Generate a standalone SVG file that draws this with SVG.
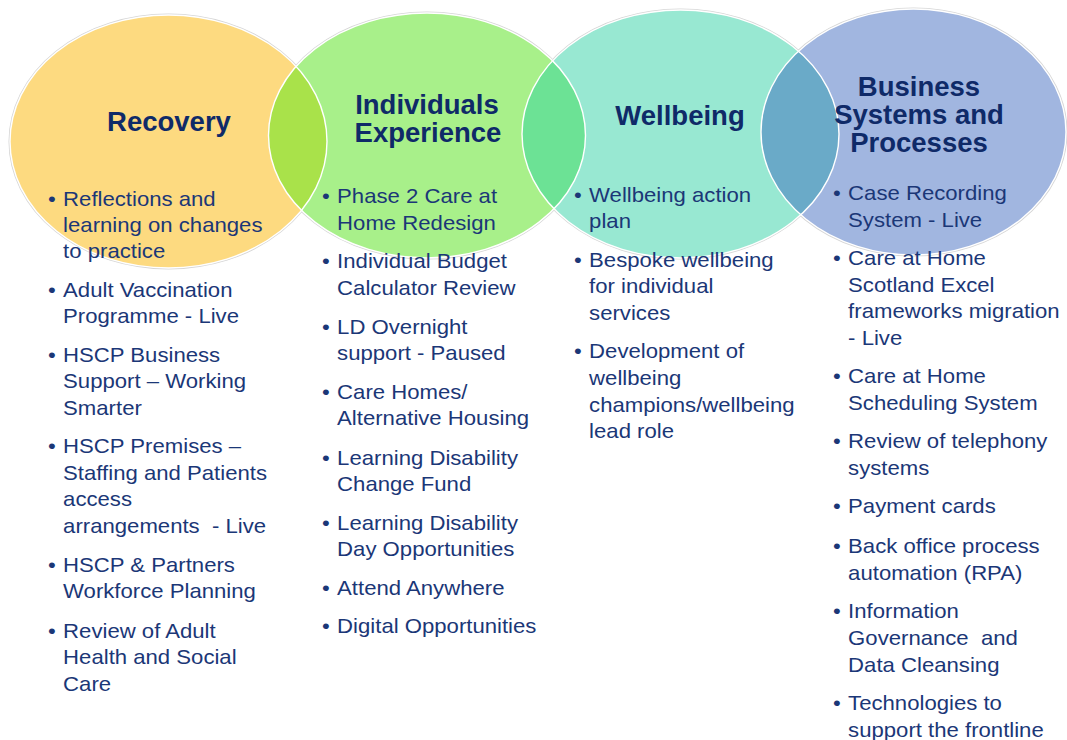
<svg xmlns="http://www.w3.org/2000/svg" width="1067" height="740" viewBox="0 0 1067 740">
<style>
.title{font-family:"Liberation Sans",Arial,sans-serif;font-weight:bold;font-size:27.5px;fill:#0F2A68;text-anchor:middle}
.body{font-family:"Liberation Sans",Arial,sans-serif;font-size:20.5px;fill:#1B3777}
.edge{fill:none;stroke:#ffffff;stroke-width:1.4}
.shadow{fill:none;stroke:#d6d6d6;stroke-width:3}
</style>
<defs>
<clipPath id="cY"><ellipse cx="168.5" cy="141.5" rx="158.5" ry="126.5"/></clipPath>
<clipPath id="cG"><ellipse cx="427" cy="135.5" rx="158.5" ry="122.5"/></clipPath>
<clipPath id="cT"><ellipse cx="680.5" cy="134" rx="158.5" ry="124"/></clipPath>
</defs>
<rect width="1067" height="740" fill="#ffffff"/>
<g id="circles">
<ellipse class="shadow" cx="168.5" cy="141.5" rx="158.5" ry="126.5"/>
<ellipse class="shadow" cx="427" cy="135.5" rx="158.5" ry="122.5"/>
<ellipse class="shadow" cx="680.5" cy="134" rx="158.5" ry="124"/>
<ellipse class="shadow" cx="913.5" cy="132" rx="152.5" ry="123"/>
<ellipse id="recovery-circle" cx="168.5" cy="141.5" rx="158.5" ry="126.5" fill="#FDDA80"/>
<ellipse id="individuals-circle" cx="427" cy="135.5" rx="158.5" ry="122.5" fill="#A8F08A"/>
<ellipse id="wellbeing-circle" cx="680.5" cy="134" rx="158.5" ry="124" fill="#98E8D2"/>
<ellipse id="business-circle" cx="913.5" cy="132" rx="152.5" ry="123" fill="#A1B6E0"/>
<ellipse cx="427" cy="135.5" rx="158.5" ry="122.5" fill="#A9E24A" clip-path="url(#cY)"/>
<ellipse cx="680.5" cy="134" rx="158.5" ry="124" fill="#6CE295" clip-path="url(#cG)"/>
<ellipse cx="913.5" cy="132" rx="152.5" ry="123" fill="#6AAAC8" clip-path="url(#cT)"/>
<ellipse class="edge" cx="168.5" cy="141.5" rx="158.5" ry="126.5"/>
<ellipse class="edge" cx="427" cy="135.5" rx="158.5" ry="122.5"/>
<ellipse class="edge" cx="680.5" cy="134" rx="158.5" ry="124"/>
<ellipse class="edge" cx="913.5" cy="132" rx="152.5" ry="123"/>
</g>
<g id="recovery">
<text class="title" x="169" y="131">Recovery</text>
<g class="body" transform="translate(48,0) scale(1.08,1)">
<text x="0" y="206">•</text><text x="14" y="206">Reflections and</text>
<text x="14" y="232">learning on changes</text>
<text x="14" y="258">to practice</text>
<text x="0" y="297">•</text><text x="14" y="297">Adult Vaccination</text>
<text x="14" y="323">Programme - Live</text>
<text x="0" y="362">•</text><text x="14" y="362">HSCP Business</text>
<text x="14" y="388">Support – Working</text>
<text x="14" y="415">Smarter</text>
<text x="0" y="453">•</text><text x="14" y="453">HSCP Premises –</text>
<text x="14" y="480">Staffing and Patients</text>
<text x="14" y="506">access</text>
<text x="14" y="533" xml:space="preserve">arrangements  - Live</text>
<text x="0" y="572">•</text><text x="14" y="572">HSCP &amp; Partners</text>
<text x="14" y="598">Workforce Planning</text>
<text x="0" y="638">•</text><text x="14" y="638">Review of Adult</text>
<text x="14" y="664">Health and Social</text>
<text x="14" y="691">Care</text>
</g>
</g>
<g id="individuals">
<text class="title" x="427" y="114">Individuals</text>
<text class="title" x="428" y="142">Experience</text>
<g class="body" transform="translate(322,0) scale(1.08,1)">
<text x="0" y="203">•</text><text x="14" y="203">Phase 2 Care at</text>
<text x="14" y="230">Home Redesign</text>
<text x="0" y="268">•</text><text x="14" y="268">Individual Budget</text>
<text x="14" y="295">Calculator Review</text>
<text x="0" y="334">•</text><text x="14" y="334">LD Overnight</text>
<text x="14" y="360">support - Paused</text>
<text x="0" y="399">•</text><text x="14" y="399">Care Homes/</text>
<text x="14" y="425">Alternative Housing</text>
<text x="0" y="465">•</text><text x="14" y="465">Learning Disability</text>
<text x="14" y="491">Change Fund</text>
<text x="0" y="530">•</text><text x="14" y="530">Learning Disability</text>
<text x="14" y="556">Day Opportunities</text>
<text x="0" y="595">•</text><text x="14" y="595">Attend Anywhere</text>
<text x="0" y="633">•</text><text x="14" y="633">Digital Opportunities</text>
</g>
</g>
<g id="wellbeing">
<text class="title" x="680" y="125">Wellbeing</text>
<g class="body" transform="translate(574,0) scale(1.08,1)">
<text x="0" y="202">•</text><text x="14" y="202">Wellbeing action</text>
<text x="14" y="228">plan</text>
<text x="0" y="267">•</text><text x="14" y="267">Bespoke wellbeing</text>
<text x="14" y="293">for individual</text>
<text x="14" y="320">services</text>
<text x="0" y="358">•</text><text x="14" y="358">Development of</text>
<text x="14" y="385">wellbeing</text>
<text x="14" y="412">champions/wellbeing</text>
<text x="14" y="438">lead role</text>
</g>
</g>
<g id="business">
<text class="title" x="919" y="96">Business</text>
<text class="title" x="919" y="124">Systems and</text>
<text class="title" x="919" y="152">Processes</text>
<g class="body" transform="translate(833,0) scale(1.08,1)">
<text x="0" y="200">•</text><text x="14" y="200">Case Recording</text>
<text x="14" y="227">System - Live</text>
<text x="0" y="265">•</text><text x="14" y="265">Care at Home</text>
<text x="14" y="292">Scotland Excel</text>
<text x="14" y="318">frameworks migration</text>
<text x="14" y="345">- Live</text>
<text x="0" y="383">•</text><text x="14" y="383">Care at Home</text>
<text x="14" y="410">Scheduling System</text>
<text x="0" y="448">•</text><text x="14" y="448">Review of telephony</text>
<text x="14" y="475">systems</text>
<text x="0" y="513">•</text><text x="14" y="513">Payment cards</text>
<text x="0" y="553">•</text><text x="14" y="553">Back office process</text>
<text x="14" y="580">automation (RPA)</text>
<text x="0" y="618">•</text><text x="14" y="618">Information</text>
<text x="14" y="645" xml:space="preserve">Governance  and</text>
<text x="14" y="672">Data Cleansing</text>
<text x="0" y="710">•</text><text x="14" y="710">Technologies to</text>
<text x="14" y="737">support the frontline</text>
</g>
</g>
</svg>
-- -- --
_The problem_
The data above needs to be retyped exactly, with the images left out.

_Exercise answer_
Generate a standalone SVG file that draws this with SVG.
<svg xmlns="http://www.w3.org/2000/svg" width="1067" height="740" viewBox="0 0 1067 740">
<style>
.title{font-family:"Liberation Sans",Arial,sans-serif;font-weight:bold;font-size:27.5px;fill:#0F2A68;text-anchor:middle}
.body{font-family:"Liberation Sans",Arial,sans-serif;font-size:20.5px;fill:#1B3777}
.edge{fill:none;stroke:#ffffff;stroke-width:1.4}
.shadow{fill:none;stroke:#d6d6d6;stroke-width:3}
</style>
<defs>
<clipPath id="cY"><ellipse cx="168.5" cy="141.5" rx="158.5" ry="126.5"/></clipPath>
<clipPath id="cG"><ellipse cx="427" cy="135.5" rx="158.5" ry="122.5"/></clipPath>
<clipPath id="cT"><ellipse cx="680.5" cy="134" rx="158.5" ry="124"/></clipPath>
</defs>
<rect width="1067" height="740" fill="#ffffff"/>
<g id="circles">
<ellipse class="shadow" cx="168.5" cy="141.5" rx="158.5" ry="126.5"/>
<ellipse class="shadow" cx="427" cy="135.5" rx="158.5" ry="122.5"/>
<ellipse class="shadow" cx="680.5" cy="134" rx="158.5" ry="124"/>
<ellipse class="shadow" cx="913.5" cy="132" rx="152.5" ry="123"/>
<ellipse id="recovery-circle" cx="168.5" cy="141.5" rx="158.5" ry="126.5" fill="#FDDA80"/>
<ellipse id="individuals-circle" cx="427" cy="135.5" rx="158.5" ry="122.5" fill="#A8F08A"/>
<ellipse id="wellbeing-circle" cx="680.5" cy="134" rx="158.5" ry="124" fill="#98E8D2"/>
<ellipse id="business-circle" cx="913.5" cy="132" rx="152.5" ry="123" fill="#A1B6E0"/>
<ellipse cx="427" cy="135.5" rx="158.5" ry="122.5" fill="#A9E24A" clip-path="url(#cY)"/>
<ellipse cx="680.5" cy="134" rx="158.5" ry="124" fill="#6CE295" clip-path="url(#cG)"/>
<ellipse cx="913.5" cy="132" rx="152.5" ry="123" fill="#6AAAC8" clip-path="url(#cT)"/>
<ellipse class="edge" cx="168.5" cy="141.5" rx="158.5" ry="126.5"/>
<ellipse class="edge" cx="427" cy="135.5" rx="158.5" ry="122.5"/>
<ellipse class="edge" cx="680.5" cy="134" rx="158.5" ry="124"/>
<ellipse class="edge" cx="913.5" cy="132" rx="152.5" ry="123"/>
</g>
<g id="recovery">
<text class="title" x="169" y="131">Recovery</text>
<g class="body" transform="translate(48,0) scale(1.08,1)">
<text x="0" y="206">•</text><text x="14" y="206">Reflections and</text>
<text x="14" y="232">learning on changes</text>
<text x="14" y="258">to practice</text>
<text x="0" y="297">•</text><text x="14" y="297">Adult Vaccination</text>
<text x="14" y="323">Programme - Live</text>
<text x="0" y="362">•</text><text x="14" y="362">HSCP Business</text>
<text x="14" y="388">Support – Working</text>
<text x="14" y="415">Smarter</text>
<text x="0" y="453">•</text><text x="14" y="453">HSCP Premises –</text>
<text x="14" y="480">Staffing and Patients</text>
<text x="14" y="506">access</text>
<text x="14" y="533" xml:space="preserve">arrangements  - Live</text>
<text x="0" y="572">•</text><text x="14" y="572">HSCP &amp; Partners</text>
<text x="14" y="598">Workforce Planning</text>
<text x="0" y="638">•</text><text x="14" y="638">Review of Adult</text>
<text x="14" y="664">Health and Social</text>
<text x="14" y="691">Care</text>
</g>
</g>
<g id="individuals">
<text class="title" x="427" y="114">Individuals</text>
<text class="title" x="428" y="142">Experience</text>
<g class="body" transform="translate(322,0) scale(1.08,1)">
<text x="0" y="203">•</text><text x="14" y="203">Phase 2 Care at</text>
<text x="14" y="230">Home Redesign</text>
<text x="0" y="268">•</text><text x="14" y="268">Individual Budget</text>
<text x="14" y="295">Calculator Review</text>
<text x="0" y="334">•</text><text x="14" y="334">LD Overnight</text>
<text x="14" y="360">support - Paused</text>
<text x="0" y="399">•</text><text x="14" y="399">Care Homes/</text>
<text x="14" y="425">Alternative Housing</text>
<text x="0" y="465">•</text><text x="14" y="465">Learning Disability</text>
<text x="14" y="491">Change Fund</text>
<text x="0" y="530">•</text><text x="14" y="530">Learning Disability</text>
<text x="14" y="556">Day Opportunities</text>
<text x="0" y="595">•</text><text x="14" y="595">Attend Anywhere</text>
<text x="0" y="633">•</text><text x="14" y="633">Digital Opportunities</text>
</g>
</g>
<g id="wellbeing">
<text class="title" x="680" y="125">Wellbeing</text>
<g class="body" transform="translate(574,0) scale(1.08,1)">
<text x="0" y="202">•</text><text x="14" y="202">Wellbeing action</text>
<text x="14" y="228">plan</text>
<text x="0" y="267">•</text><text x="14" y="267">Bespoke wellbeing</text>
<text x="14" y="293">for individual</text>
<text x="14" y="320">services</text>
<text x="0" y="358">•</text><text x="14" y="358">Development of</text>
<text x="14" y="385">wellbeing</text>
<text x="14" y="412">champions/wellbeing</text>
<text x="14" y="438">lead role</text>
</g>
</g>
<g id="business">
<text class="title" x="919" y="96">Business</text>
<text class="title" x="919" y="124">Systems and</text>
<text class="title" x="919" y="152">Processes</text>
<g class="body" transform="translate(833,0) scale(1.08,1)">
<text x="0" y="200">•</text><text x="14" y="200">Case Recording</text>
<text x="14" y="227">System - Live</text>
<text x="0" y="265">•</text><text x="14" y="265">Care at Home</text>
<text x="14" y="292">Scotland Excel</text>
<text x="14" y="318">frameworks migration</text>
<text x="14" y="345">- Live</text>
<text x="0" y="383">•</text><text x="14" y="383">Care at Home</text>
<text x="14" y="410">Scheduling System</text>
<text x="0" y="448">•</text><text x="14" y="448">Review of telephony</text>
<text x="14" y="475">systems</text>
<text x="0" y="513">•</text><text x="14" y="513">Payment cards</text>
<text x="0" y="553">•</text><text x="14" y="553">Back office process</text>
<text x="14" y="580">automation (RPA)</text>
<text x="0" y="618">•</text><text x="14" y="618">Information</text>
<text x="14" y="645" xml:space="preserve">Governance  and</text>
<text x="14" y="672">Data Cleansing</text>
<text x="0" y="710">•</text><text x="14" y="710">Technologies to</text>
<text x="14" y="737">support the frontline</text>
</g>
</g>
</svg>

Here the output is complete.